# Mounting Bindings with Rubber Gasket?



## Jim (Jan 27, 2010)

Hey there, I searched but didn't find anything...

I was watching the binding mounting video on snowprofessor.com and they suggest using a rubber gasket under your binding when you mount it, I was wondering if most people do that, or don't bother with it?


----------



## linvillegorge (Jul 6, 2009)

I don't bother. I guess it would help protect your top sheet from getting scratched up from the bindings and also help with binding slippage if they loosened up a little bit on the hill.

If I had something laying around I could cut to fit, I'd do it, but I'm not going to bother going out to buy something.


----------



## Jim (Jan 27, 2010)

That was sort of my thinking too. Thanks for the reply


----------



## DC5R (Feb 21, 2008)

The gasket could also help with shock absorption. I know my Targas have a rubber gasket under the base plate which helps to eliminate some of the shock.


----------



## SnowProRick (Jan 13, 2009)

Everyone is right!
A little dampening, protecting the topsheet and helping keep the screws tight/preventing slippage.

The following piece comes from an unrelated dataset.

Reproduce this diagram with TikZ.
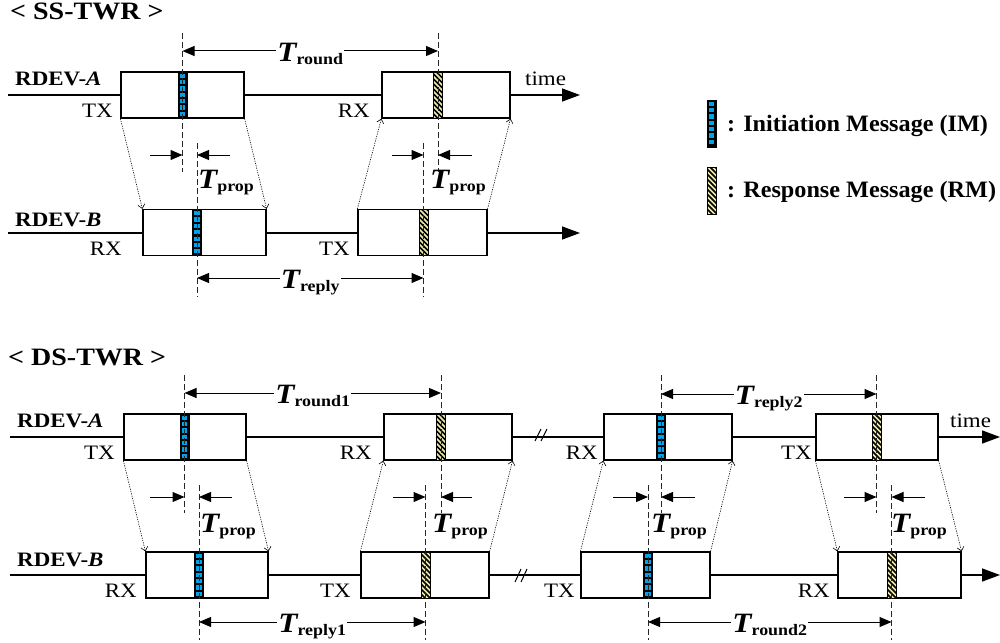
\documentclass[tikz,border=0pt]{standalone}
\usepackage{fontspec}
\setmainfont{Liberation Serif}[FakeStretch=1.12]
\newfontfamily\legfont{Liberation Serif}[FakeStretch=1.03]
\usetikzlibrary{arrows.meta,calc}
\definecolor{imblue}{RGB}{0,162,232}
\definecolor{rmyel}{RGB}{236,232,168}
\newcommand\Tl[1]{{\fontsize{28}{28}\selectfont\bfseries\itshape T}\raisebox{-3pt}{\fontsize{16}{17}\selectfont\bfseries #1}}
\tikzset{
  msgbox/.style={draw=black, line width=1.2pt, fill=white, minimum height=46, inner sep=0},
  imbar/.style={draw=black, fill=black, line width=0.6pt, minimum width=9, minimum height=46, inner sep=0,
    path picture={\foreach \i in {0,...,6}{\fill[imblue] ($(path picture bounding box.north west)+(1.8,1.6+\i*6.35)$) rectangle ++(5.4,4.2);}}},
  rmbar/.style={draw=black, fill=rmyel, line width=0.6pt, minimum width=9, minimum height=46, inner sep=0,
    path picture={\foreach \i in {-3,...,10}{\draw[line width=1.5pt] ($(path picture bounding box.north west)+(-2,\i*5)$) -- ++(13,13);}}},
  tline/.style={line width=1.4pt, -{Triangle[length=18,width=13]}},
  vdash/.style={draw=black!85, line width=0.8pt, dash pattern=on 6pt off 3pt},
  dim/.style={line width=1pt, {Triangle[length=12,width=10]}-{Triangle[length=12,width=10]}},
  parr/.style={line width=1pt, -{Triangle[length=12,width=10]}},
  dotarr/.style={line width=0.6pt, dash pattern=on 1.2pt off 1.2pt, -{Straight Barb[length=4,width=7]}},
  tl/.style={inner sep=1pt, fill=white, anchor=base, yshift=-10pt},
  tpl/.style={inner sep=0, anchor=base west},
  lab/.style={font=\fontsize{20.5}{22}\selectfont, inner sep=0},
  dev/.style={font=\fontsize{20.5}{22}\selectfont\bfseries, inner sep=0, anchor=base west},
  ttl/.style={font=\fontsize{25}{27}\selectfont\bfseries, inner sep=0, anchor=base west},
  leg/.style={font=\legfont\fontsize{23.5}{25}\selectfont\bfseries, inner sep=0, anchor=base west},
  brk/.style={line width=1pt}
}
\begin{document}
\begin{tikzpicture}[x=1pt,y=-1pt]
\useasboundingbox (0,0) rectangle (1000,642);
% ================= SS-TWR =================
\node[ttl] (sstitle) at (10,20) {< SS-TWR >};
\coordinate (sa0) at (8,95); \coordinate (sa9) at (580,95);
\coordinate (sb0) at (8,233); \coordinate (sb9) at (580,233);
\draw[tline] (sa0) -- (sa9);
\draw[tline] (sb0) -- (sb9);
\node[msgbox, minimum width=123] (sa1) at (182.5,95) {};
\node[msgbox, minimum width=128] (sa2) at (446,95) {};
\node[msgbox, minimum width=123] (sb1) at (204.5,232.5) {};
\node[msgbox, minimum width=129] (sb2) at (422.5,232.5) {};
\node[imbar] (sa1m) at (182.5,95) {};
\node[rmbar] (sa2m) at (438,95) {};
\node[imbar] (sb1m) at (197,232.5) {};
\node[rmbar] (sb2m) at (423.5,232.5) {};
\draw[vdash] (sa1m |- 0,33) -- (sa1m |- 0,172);
\draw[vdash] (sa2m |- 0,33) -- (sa2m |- 0,172);
\draw[vdash] (sb1m |- 0,143) -- (sb1m |- 0,297);
\draw[vdash] (sb2m |- 0,143) -- (sb2m |- 0,297);
\draw[dim] (sa1m |- 0,51) -- (sa2m |- 0,51) node[midway, tl] (stround) {\Tl{round}};
\draw[dim] (sb1m |- 0,278) -- (sb2m |- 0,278) node[midway, tl] (streply) {\Tl{reply}};
\coordinate (sp1) at (150,155); \coordinate (sp2) at (230,155);
\coordinate (sp3) at (392,155); \coordinate (sp4) at (472,155);
\draw[parr] (sp1) -- (sa1m |- sp1);
\draw[parr] (sp2) -- (sb1m |- sp2);
\draw[parr] (sp3) -- (sb2m |- sp3);
\draw[parr] (sp4) -- (sa2m |- sp4);
\node[tpl] (stp1) at (198,188) {\Tl{prop}};
\node[tpl] (stp2) at (430,188) {\Tl{prop}};
\draw[dotarr] (sa1.south west) -- (sb1.north west);
\draw[dotarr] (sa1.south east) -- (sb1.north east);
\draw[dotarr] (sb2.north west) -- (sa2.south west);
\draw[dotarr] (sb2.north east) -- (sa2.south east);
\node[dev] (sdeva) at (15,85) {RDEV-\textit{A}};
\node[dev] (sdevb) at (15,226) {RDEV-\textit{B}};
\node[lab, anchor=base east] (stx1) at (113,117) {TX};
\node[lab, anchor=base east] (srx1) at (370,117) {RX};
\node[lab, anchor=base east] (srx2) at (122,255) {RX};
\node[lab, anchor=base east] (stx2) at (350,255) {TX};
\node[lab, anchor=base west] (stime) at (525,85) {time};
% ================= Legend =================
\node[imbar, minimum height=47] (legim) at (711.5,123.5) {};
\node[leg] (legimt) at (727,131) {: Initiation Message (IM)};
\node[rmbar, minimum height=47] (legrm) at (711.5,190.5) {};
\node[leg] (legrmt) at (727,197) {: Response Message (RM)};
% ================= DS-TWR =================
\node[ttl] (dstitle) at (8,365) {< DS-TWR >};
\coordinate (da0) at (10,437); \coordinate (da9) at (1000,437);
\coordinate (db0) at (10,575); \coordinate (db9) at (1000,575);
\draw[tline] (da0) -- (da9);
\draw[tline] (db0) -- (db9);
\draw[brk] (535,441) -- (541,429); \draw[brk] (541,441) -- (547,429);
\draw[brk] (515,582) -- (521,569); \draw[brk] (521,582) -- (527,569);
\node[msgbox, minimum width=122] (da1) at (185,437) {};
\node[msgbox, minimum width=128] (da2) at (448,437) {};
\node[msgbox, minimum width=128] (da3) at (668,437) {};
\node[msgbox, minimum width=122] (da4) at (877,437) {};
\node[msgbox, minimum width=122] (db1) at (207,575) {};
\node[msgbox, minimum width=128] (db2) at (425,575) {};
\node[msgbox, minimum width=129] (db3) at (645.5,575) {};
\node[msgbox, minimum width=123] (db4) at (899.5,575) {};
\node[imbar] (da1m) at (184.5,437) {};
\node[rmbar] (da2m) at (441,437) {};
\node[imbar] (da3m) at (661,437) {};
\node[rmbar] (da4m) at (876.5,437) {};
\node[imbar] (db1m) at (199,575) {};
\node[rmbar] (db2m) at (425.5,575) {};
\node[imbar] (db3m) at (648,575) {};
\node[rmbar] (db4m) at (891.5,575) {};
\foreach \m in {da1m,da2m,da3m,da4m}{\draw[vdash] (\m |- 0,375) -- (\m |- 0,513);}
\foreach \m in {db1m,db2m,db3m,db4m}{\draw[vdash] (\m |- 0,485) -- (\m |- 0,640);}
\draw[dim] (da1m |- 0,393) -- (da2m |- 0,393) node[midway, tl] (dtround1) {\Tl{round1}};
\draw[dim] (da3m |- 0,394) -- (da4m |- 0,394) node[midway, tl] (dtreply2) {\Tl{reply2}};
\draw[dim] (db1m |- 0,622) -- (db2m |- 0,622) node[midway, tl] (dtreply1) {\Tl{reply1}};
\draw[dim] (db3m |- 0,622) -- (db4m |- 0,622) node[midway, tl] (dtround2) {\Tl{round2}};
\coordinate (dp1) at (150,497); \coordinate (dp2) at (232,497);
\coordinate (dp3) at (393,497); \coordinate (dp4) at (472,497);
\coordinate (dp5) at (613,497); \coordinate (dp6) at (695,497);
\coordinate (dp7) at (844,497); \coordinate (dp8) at (925,497);
\draw[parr] (dp1) -- (da1m |- dp1);
\draw[parr] (dp2) -- (db1m |- dp2);
\draw[parr] (dp3) -- (db2m |- dp3);
\draw[parr] (dp4) -- (da2m |- dp4);
\draw[parr] (dp5) -- (db3m |- dp5);
\draw[parr] (dp6) -- (da3m |- dp6);
\draw[parr] (dp7) -- (da4m |- dp7);
\draw[parr] (dp8) -- (db4m |- dp8);
\node[tpl] (dtp1) at (200,532) {\Tl{prop}};
\node[tpl] (dtp2) at (432,532) {\Tl{prop}};
\node[tpl] (dtp3) at (651,532) {\Tl{prop}};
\node[tpl] (dtp4) at (891,532) {\Tl{prop}};
\draw[dotarr] (da1.south west) -- (db1.north west);
\draw[dotarr] (da1.south east) -- (db1.north east);
\draw[dotarr] (db2.north west) -- (da2.south west);
\draw[dotarr] (db2.north east) -- (da2.south east);
\draw[dotarr] (db3.north west) -- (da3.south west);
\draw[dotarr] (db3.north east) -- (da3.south east);
\draw[dotarr] (da4.south west) -- (db4.north west);
\draw[dotarr] (da4.south east) -- (db4.north east);
\node[dev] (ddeva) at (17,427) {RDEV-\textit{A}};
\node[dev] (ddevb) at (17,566) {RDEV-\textit{B}};
\node[lab, anchor=base east] (dtx1) at (115,459) {TX};
\node[lab, anchor=base east] (drx1) at (372,459) {RX};
\node[lab, anchor=base east] (drx2) at (598,459) {RX};
\node[lab, anchor=base east] (dtx2) at (812,459) {TX};
\node[lab, anchor=base west] (dtime) at (950,427) {time};
\node[lab, anchor=base east] (drx3) at (137,597) {RX};
\node[lab, anchor=base east] (dtx3) at (351,597) {TX};
\node[lab, anchor=base east] (dtx4) at (575,597) {TX};
\node[lab, anchor=base east] (drx4) at (830,597) {RX};
\end{tikzpicture}
\end{document}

I have done it for quite a while. It's easy & cheap.

--rick


----------



## Jameus (Jan 20, 2010)

My Ride EX bindings have a very thin piece of rubber adhered to the base plate. I'm pretty sure it's too thin to really do much dampening but I'm thinking it helps then stay in place. Seems functional and would add something myself if they a) didn't have them alredy b) I had stuff around to use.


----------



## Guest (Feb 9, 2010)

I only do it because SnowProRick gave me the old gasket that was pre-cut for his wife's snowboard. It's definitely optional...but is nice and does keep your topsheet pristine (good if you plan on reselling your board).


----------



## Jim (Jan 27, 2010)

Right on, and thanks for the videos, you guys have a great site setup


----------



## extra0 (Jan 16, 2010)

rome bindings come with them. They say it helps reduce chatter and improve feel. I also seem to remember, way back, something about the gaskets improving flex and lowering the possibility of board breakage.


----------